■ **Instructions for the task**
Reproduce all the lines exactly as they stand, apart from the pictures.

■ **Figure scripts**
** Begin **

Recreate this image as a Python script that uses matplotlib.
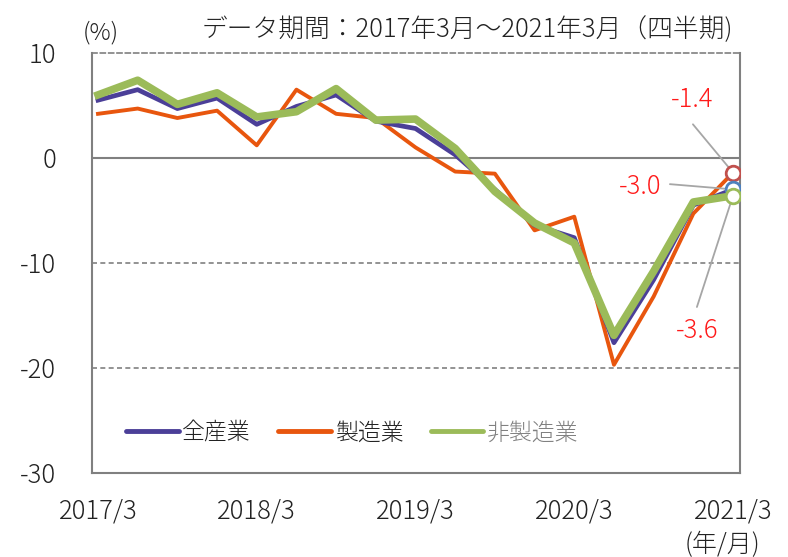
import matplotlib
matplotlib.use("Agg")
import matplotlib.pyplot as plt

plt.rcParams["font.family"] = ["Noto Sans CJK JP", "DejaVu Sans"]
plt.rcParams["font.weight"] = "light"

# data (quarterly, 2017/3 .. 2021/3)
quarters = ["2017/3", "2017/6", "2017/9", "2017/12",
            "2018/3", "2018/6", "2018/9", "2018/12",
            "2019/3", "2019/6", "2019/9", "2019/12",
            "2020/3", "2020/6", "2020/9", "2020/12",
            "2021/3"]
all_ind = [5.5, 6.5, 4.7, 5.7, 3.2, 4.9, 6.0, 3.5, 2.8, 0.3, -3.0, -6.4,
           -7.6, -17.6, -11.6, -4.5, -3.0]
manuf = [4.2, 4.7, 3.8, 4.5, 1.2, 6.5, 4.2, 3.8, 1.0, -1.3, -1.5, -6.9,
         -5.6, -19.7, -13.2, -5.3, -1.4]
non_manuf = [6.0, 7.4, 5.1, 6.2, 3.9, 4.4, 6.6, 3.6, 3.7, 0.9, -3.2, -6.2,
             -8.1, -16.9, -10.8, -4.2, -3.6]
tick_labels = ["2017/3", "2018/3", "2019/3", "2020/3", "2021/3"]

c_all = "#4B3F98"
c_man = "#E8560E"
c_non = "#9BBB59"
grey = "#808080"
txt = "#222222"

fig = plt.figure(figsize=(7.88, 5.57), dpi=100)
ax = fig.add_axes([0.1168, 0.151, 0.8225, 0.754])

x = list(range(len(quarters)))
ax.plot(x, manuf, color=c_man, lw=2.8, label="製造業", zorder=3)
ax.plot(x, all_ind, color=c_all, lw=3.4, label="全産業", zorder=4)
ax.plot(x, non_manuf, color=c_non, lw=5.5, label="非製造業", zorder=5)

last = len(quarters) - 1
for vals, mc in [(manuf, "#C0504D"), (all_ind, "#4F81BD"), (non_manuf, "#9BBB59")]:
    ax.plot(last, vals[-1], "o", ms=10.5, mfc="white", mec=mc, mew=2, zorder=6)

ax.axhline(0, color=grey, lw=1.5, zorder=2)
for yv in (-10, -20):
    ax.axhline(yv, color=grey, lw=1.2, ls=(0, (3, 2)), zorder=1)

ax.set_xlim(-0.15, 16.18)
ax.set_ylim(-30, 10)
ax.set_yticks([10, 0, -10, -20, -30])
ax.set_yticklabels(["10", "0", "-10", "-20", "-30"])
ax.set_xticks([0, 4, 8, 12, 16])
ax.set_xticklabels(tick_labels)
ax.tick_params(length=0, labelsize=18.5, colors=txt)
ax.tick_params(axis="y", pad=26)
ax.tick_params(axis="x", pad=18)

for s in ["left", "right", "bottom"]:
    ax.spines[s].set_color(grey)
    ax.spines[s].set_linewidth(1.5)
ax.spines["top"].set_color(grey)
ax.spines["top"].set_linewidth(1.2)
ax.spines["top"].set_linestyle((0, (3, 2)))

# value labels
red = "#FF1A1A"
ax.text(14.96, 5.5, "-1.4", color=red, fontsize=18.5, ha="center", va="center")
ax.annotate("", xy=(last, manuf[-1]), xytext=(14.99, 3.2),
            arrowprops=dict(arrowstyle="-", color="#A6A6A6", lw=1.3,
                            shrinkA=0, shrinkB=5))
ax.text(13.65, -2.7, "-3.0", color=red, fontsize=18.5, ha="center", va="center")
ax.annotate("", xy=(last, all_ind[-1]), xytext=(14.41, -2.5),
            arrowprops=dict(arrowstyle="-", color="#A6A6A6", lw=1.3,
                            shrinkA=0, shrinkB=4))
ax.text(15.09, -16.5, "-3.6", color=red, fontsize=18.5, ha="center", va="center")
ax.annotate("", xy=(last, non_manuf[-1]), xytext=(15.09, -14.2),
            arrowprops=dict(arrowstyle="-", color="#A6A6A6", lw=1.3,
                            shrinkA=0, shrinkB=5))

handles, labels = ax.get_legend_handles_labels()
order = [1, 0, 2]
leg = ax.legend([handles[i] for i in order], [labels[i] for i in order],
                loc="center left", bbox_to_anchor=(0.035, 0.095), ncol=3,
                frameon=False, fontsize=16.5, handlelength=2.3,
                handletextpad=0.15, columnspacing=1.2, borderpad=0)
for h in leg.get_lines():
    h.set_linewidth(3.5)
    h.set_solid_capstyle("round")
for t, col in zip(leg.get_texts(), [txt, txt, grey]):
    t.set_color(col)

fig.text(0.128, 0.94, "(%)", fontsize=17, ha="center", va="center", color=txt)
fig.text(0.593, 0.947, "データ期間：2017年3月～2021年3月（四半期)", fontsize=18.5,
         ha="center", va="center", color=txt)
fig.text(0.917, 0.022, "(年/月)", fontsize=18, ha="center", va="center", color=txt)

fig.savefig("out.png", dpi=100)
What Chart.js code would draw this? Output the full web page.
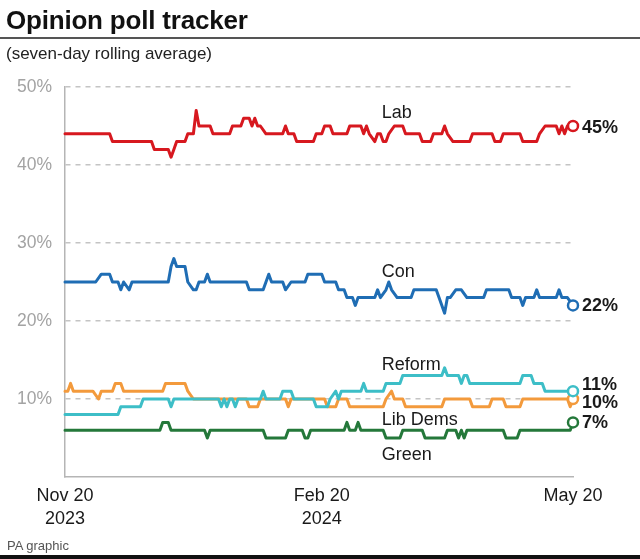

** End **

■ **The reply**
Recreate this image as a Python script that uses matplotlib.
import matplotlib
matplotlib.use("Agg")
import matplotlib.pyplot as plt

plt.rcParams["font.family"] = ["Noto Sans CJK JP", "DejaVu Sans"]
plt.rcParams["font.weight"] = "light"

# data (quarterly, 2017/3 .. 2021/3)
quarters = ["2017/3", "2017/6", "2017/9", "2017/12",
            "2018/3", "2018/6", "2018/9", "2018/12",
            "2019/3", "2019/6", "2019/9", "2019/12",
            "2020/3", "2020/6", "2020/9", "2020/12",
            "2021/3"]
all_ind = [5.5, 6.5, 4.7, 5.7, 3.2, 4.9, 6.0, 3.5, 2.8, 0.3, -3.0, -6.4,
           -7.6, -17.6, -11.6, -4.5, -3.0]
manuf = [4.2, 4.7, 3.8, 4.5, 1.2, 6.5, 4.2, 3.8, 1.0, -1.3, -1.5, -6.9,
         -5.6, -19.7, -13.2, -5.3, -1.4]
non_manuf = [6.0, 7.4, 5.1, 6.2, 3.9, 4.4, 6.6, 3.6, 3.7, 0.9, -3.2, -6.2,
             -8.1, -16.9, -10.8, -4.2, -3.6]
tick_labels = ["2017/3", "2018/3", "2019/3", "2020/3", "2021/3"]

c_all = "#4B3F98"
c_man = "#E8560E"
c_non = "#9BBB59"
grey = "#808080"
txt = "#222222"

fig = plt.figure(figsize=(7.88, 5.57), dpi=100)
ax = fig.add_axes([0.1168, 0.151, 0.8225, 0.754])

x = list(range(len(quarters)))
ax.plot(x, manuf, color=c_man, lw=2.8, label="製造業", zorder=3)
ax.plot(x, all_ind, color=c_all, lw=3.4, label="全産業", zorder=4)
ax.plot(x, non_manuf, color=c_non, lw=5.5, label="非製造業", zorder=5)

last = len(quarters) - 1
for vals, mc in [(manuf, "#C0504D"), (all_ind, "#4F81BD"), (non_manuf, "#9BBB59")]:
    ax.plot(last, vals[-1], "o", ms=10.5, mfc="white", mec=mc, mew=2, zorder=6)

ax.axhline(0, color=grey, lw=1.5, zorder=2)
for yv in (-10, -20):
    ax.axhline(yv, color=grey, lw=1.2, ls=(0, (3, 2)), zorder=1)

ax.set_xlim(-0.15, 16.18)
ax.set_ylim(-30, 10)
ax.set_yticks([10, 0, -10, -20, -30])
ax.set_yticklabels(["10", "0", "-10", "-20", "-30"])
ax.set_xticks([0, 4, 8, 12, 16])
ax.set_xticklabels(tick_labels)
ax.tick_params(length=0, labelsize=18.5, colors=txt)
ax.tick_params(axis="y", pad=26)
ax.tick_params(axis="x", pad=18)

for s in ["left", "right", "bottom"]:
    ax.spines[s].set_color(grey)
    ax.spines[s].set_linewidth(1.5)
ax.spines["top"].set_color(grey)
ax.spines["top"].set_linewidth(1.2)
ax.spines["top"].set_linestyle((0, (3, 2)))

# value labels
red = "#FF1A1A"
ax.text(14.96, 5.5, "-1.4", color=red, fontsize=18.5, ha="center", va="center")
ax.annotate("", xy=(last, manuf[-1]), xytext=(14.99, 3.2),
            arrowprops=dict(arrowstyle="-", color="#A6A6A6", lw=1.3,
                            shrinkA=0, shrinkB=5))
ax.text(13.65, -2.7, "-3.0", color=red, fontsize=18.5, ha="center", va="center")
ax.annotate("", xy=(last, all_ind[-1]), xytext=(14.41, -2.5),
            arrowprops=dict(arrowstyle="-", color="#A6A6A6", lw=1.3,
                            shrinkA=0, shrinkB=4))
ax.text(15.09, -16.5, "-3.6", color=red, fontsize=18.5, ha="center", va="center")
ax.annotate("", xy=(last, non_manuf[-1]), xytext=(15.09, -14.2),
            arrowprops=dict(arrowstyle="-", color="#A6A6A6", lw=1.3,
                            shrinkA=0, shrinkB=5))

handles, labels = ax.get_legend_handles_labels()
order = [1, 0, 2]
leg = ax.legend([handles[i] for i in order], [labels[i] for i in order],
                loc="center left", bbox_to_anchor=(0.035, 0.095), ncol=3,
                frameon=False, fontsize=16.5, handlelength=2.3,
                handletextpad=0.15, columnspacing=1.2, borderpad=0)
for h in leg.get_lines():
    h.set_linewidth(3.5)
    h.set_solid_capstyle("round")
for t, col in zip(leg.get_texts(), [txt, txt, grey]):
    t.set_color(col)

fig.text(0.128, 0.94, "(%)", fontsize=17, ha="center", va="center", color=txt)
fig.text(0.593, 0.947, "データ期間：2017年3月～2021年3月（四半期)", fontsize=18.5,
         ha="center", va="center", color=txt)
fig.text(0.917, 0.022, "(年/月)", fontsize=18, ha="center", va="center", color=txt)

fig.savefig("out.png", dpi=100)
What Chart.js code would draw this? Output the full web page.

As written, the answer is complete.